# What is asked:
Omit all images, then repeat exactly the lines below from the one containing "Write the Plotly code for this chart." through the one containing "87.4, 88.1, 87.4, 86.6, 85.8, 84.4, 83.7, 82.2]", both ends included.

# Input rows:
[BEGIN]

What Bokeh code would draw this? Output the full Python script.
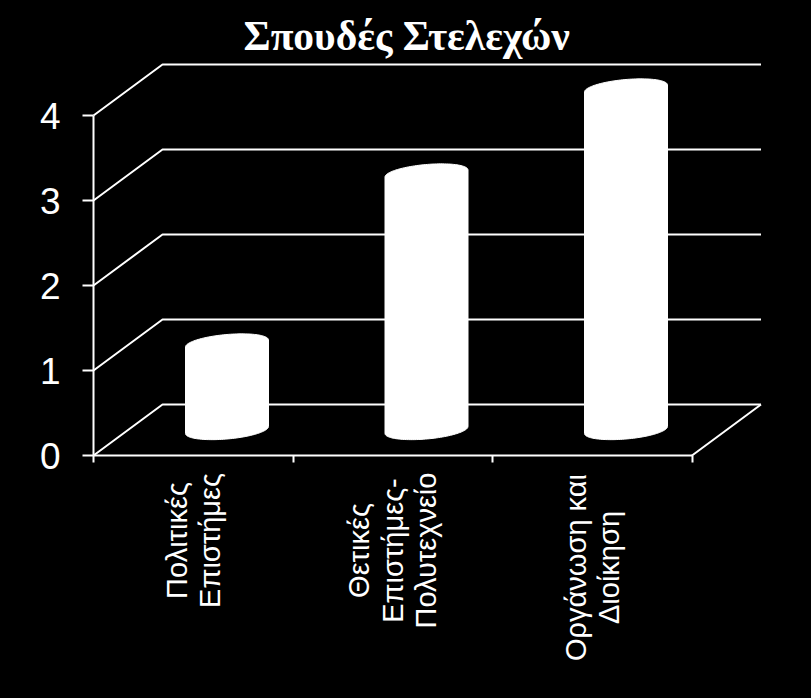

[END]
[BEGIN]

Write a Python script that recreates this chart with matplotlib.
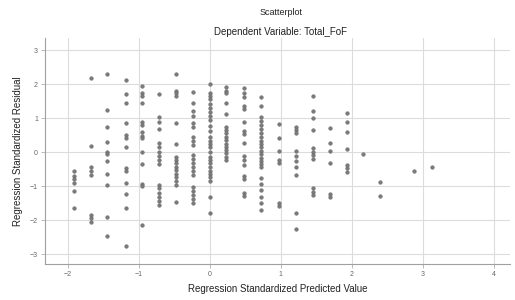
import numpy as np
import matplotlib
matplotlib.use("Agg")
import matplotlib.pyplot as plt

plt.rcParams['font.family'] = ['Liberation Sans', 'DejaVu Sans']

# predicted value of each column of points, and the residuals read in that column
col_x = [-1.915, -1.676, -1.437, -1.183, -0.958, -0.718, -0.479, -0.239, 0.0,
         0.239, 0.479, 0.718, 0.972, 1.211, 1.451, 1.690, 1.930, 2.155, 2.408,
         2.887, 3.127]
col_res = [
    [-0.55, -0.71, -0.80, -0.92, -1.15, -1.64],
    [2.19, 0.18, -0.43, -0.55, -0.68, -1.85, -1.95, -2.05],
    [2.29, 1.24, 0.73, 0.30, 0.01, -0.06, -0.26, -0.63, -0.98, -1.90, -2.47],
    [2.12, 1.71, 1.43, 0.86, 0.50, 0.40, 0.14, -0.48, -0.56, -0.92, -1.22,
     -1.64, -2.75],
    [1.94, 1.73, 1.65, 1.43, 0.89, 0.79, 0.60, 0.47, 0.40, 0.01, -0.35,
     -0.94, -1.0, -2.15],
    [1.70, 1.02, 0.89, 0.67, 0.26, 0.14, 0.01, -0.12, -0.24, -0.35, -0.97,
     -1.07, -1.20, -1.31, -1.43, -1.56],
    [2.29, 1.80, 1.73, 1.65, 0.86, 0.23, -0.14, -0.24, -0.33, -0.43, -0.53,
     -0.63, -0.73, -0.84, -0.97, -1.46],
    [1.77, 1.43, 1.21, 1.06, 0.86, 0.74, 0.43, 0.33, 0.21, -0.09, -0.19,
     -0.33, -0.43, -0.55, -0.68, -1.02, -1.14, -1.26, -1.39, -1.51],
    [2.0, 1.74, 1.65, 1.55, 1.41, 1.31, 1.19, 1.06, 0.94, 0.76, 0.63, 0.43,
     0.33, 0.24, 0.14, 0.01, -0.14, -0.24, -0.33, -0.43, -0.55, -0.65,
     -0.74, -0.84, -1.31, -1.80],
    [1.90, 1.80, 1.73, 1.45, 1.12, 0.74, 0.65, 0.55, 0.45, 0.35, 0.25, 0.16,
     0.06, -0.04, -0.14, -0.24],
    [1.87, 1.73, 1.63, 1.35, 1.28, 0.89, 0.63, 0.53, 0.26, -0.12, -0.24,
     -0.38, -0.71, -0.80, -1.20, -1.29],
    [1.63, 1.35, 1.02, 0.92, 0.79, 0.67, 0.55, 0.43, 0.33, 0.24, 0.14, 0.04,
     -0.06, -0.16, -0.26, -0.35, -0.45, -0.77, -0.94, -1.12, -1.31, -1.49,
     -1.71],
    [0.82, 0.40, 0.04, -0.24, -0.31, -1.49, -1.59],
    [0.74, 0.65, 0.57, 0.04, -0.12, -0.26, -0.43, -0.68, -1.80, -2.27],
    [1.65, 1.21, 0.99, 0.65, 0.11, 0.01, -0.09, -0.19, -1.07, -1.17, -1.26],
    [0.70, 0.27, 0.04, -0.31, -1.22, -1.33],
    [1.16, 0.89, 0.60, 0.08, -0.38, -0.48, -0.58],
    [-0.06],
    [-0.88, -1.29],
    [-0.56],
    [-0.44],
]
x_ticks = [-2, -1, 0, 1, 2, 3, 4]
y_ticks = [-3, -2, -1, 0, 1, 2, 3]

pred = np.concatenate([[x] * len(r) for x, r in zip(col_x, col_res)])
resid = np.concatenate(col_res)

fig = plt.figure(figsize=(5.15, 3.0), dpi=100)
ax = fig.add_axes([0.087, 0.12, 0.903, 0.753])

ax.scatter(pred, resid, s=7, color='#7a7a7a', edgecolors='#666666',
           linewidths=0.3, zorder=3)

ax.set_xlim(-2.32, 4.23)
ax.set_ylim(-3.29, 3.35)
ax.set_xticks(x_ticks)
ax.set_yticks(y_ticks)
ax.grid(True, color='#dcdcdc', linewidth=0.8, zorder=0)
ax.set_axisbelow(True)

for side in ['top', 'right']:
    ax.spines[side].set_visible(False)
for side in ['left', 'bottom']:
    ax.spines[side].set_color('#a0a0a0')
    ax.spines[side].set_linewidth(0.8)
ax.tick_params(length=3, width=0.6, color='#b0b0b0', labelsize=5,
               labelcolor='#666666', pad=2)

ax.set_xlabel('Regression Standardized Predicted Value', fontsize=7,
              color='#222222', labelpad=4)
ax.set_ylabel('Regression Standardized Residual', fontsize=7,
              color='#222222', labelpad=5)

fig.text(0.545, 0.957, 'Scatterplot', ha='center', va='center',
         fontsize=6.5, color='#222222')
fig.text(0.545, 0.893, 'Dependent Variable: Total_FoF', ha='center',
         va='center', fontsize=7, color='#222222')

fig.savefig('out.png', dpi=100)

[END]
[BEGIN]

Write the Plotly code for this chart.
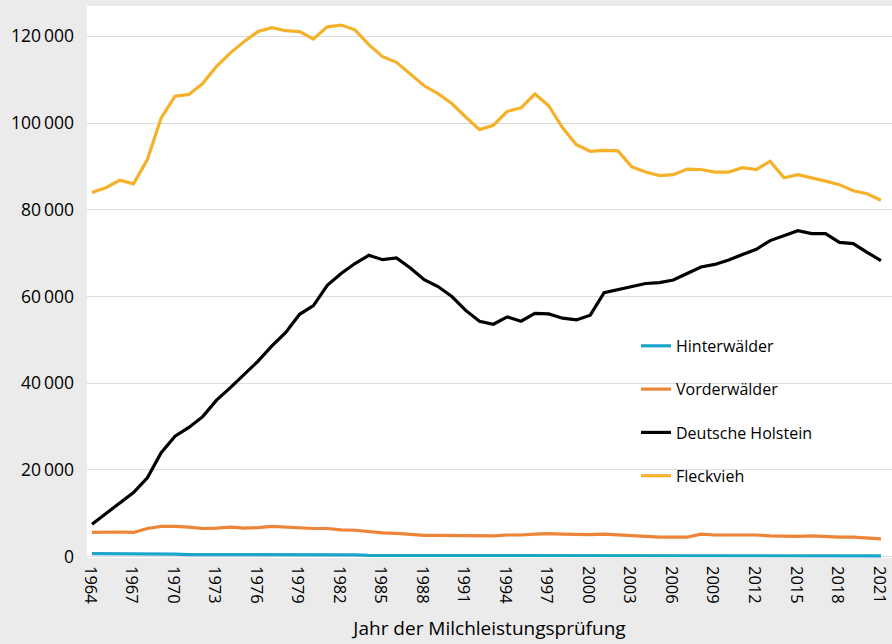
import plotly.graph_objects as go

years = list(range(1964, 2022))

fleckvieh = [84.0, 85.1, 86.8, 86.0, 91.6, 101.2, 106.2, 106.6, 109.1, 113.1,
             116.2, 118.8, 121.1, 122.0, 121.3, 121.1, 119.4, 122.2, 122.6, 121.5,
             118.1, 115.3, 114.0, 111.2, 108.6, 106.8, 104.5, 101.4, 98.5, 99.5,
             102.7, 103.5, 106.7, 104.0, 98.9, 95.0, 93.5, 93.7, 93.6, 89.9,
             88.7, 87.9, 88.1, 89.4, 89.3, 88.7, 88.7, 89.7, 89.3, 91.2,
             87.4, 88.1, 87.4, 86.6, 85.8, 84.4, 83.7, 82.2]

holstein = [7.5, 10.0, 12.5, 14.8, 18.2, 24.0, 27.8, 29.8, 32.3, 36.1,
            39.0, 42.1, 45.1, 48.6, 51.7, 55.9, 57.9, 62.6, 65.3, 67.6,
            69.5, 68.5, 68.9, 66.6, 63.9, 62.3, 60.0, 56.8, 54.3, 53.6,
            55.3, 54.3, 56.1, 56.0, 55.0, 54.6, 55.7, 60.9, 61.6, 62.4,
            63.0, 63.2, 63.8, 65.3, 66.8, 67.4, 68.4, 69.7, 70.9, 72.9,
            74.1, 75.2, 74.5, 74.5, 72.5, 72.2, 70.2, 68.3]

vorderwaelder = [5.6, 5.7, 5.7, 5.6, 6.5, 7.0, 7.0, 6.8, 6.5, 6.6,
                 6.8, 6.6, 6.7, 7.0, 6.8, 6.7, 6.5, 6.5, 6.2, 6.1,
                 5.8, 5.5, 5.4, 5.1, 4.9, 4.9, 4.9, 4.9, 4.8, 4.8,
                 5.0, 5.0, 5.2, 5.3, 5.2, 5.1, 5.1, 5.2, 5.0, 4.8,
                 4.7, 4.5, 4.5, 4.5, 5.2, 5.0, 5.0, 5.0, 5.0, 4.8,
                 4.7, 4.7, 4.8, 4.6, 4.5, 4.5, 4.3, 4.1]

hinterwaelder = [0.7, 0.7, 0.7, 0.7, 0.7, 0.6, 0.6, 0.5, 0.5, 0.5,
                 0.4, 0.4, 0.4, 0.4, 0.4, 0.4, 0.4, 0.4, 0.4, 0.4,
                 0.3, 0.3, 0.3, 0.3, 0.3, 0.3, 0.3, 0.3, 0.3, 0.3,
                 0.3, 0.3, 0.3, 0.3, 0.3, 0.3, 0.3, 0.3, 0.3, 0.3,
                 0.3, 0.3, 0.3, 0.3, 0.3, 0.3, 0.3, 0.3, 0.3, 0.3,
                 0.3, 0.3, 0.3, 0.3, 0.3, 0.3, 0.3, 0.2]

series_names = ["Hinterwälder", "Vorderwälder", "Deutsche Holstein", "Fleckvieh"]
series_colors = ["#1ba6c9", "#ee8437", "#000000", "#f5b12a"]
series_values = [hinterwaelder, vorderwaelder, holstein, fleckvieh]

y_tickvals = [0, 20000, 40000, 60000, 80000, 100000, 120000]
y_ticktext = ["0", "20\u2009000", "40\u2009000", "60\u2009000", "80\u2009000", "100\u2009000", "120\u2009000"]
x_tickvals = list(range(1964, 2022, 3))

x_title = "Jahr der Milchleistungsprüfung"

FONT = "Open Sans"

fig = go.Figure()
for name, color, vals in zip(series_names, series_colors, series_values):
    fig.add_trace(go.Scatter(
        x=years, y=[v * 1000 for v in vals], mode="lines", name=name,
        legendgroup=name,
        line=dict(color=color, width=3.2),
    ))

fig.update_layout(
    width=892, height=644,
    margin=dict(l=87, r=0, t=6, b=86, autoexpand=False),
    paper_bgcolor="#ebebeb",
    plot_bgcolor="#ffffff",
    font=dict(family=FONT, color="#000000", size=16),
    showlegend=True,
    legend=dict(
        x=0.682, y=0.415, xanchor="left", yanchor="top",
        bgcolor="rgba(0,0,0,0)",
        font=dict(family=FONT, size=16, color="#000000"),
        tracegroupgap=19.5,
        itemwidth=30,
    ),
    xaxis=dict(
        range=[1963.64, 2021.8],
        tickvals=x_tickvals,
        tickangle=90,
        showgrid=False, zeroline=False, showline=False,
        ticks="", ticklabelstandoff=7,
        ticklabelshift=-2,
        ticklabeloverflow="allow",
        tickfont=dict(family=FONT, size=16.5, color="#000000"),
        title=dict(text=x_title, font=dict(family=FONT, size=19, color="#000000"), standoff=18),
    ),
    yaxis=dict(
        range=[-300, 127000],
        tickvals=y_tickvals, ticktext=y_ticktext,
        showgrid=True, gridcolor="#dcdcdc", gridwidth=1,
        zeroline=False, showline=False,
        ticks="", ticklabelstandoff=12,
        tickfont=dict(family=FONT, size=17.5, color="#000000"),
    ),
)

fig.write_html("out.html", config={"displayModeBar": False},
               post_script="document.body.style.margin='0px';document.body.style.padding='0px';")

[END]

# Result for this task:
Write the Plotly code for this chart.
import plotly.graph_objects as go

years = list(range(1964, 2022))

fleckvieh = [84.0, 85.1, 86.8, 86.0, 91.6, 101.2, 106.2, 106.6, 109.1, 113.1,
             116.2, 118.8, 121.1, 122.0, 121.3, 121.1, 119.4, 122.2, 122.6, 121.5,
             118.1, 115.3, 114.0, 111.2, 108.6, 106.8, 104.5, 101.4, 98.5, 99.5,
             102.7, 103.5, 106.7, 104.0, 98.9, 95.0, 93.5, 93.7, 93.6, 89.9,
             88.7, 87.9, 88.1, 89.4, 89.3, 88.7, 88.7, 89.7, 89.3, 91.2,
             87.4, 88.1, 87.4, 86.6, 85.8, 84.4, 83.7, 82.2]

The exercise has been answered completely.